- Born: July 30, 1935 Buffalo, New York, U.S.
- Died: July 3, 2005 (aged 69) St. George, Utah, U.S.
- Education: College of Wooster Syracuse University
- Occupation: News broadcaster
- Spouse: Lee
- Children: 2

= Alfred William Edel =

American journalist

Alfred William "Al" Edel (July 30, 1935 – July 3, 2005) was a veteran news broadcaster who anchored the newscast for the Voice of America on shortwave radio.

==Biography==

Al Edel was born in Buffalo, New York.
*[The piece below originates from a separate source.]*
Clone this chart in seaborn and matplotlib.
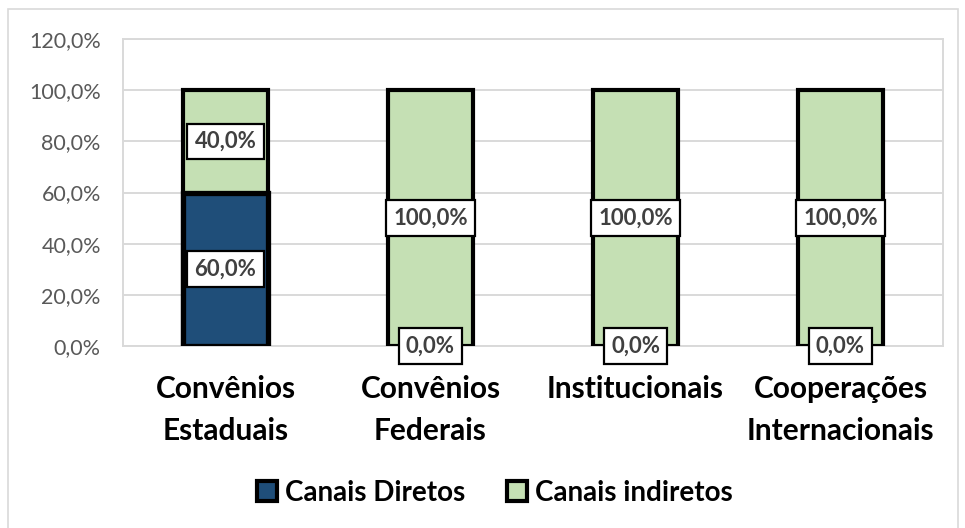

He graduated from the College of Wooster in Ohio and received his master's in communications from Syracuse University. Edel worked for radio station, WBKW in Buffalo before moving to Frankfurt, Germany in 1960 to broadcast on the thirteen station American Forces Network in Europe. In 1966, he moved to New York City to join ABC Radio News to anchor the network's newscasts, which were broadcast across the United States. In 1969, Edel moved to Sioux Falls, South Dakota to anchor the television newscasts for KSOO-TV (later renamed KSFY-TV). In 1980, he moved to Washington, DC, where he worked at ABC as a news writer for Good Morning America. In 1982, Edel anchored the newscasts on the Voice of America shortwave radio service for eighteen years.

After his retirement in 2000, Al Edel moved to Utah. On July 3, 2005, he died of cancer at the age of 69 in a hospice in St. George, Utah.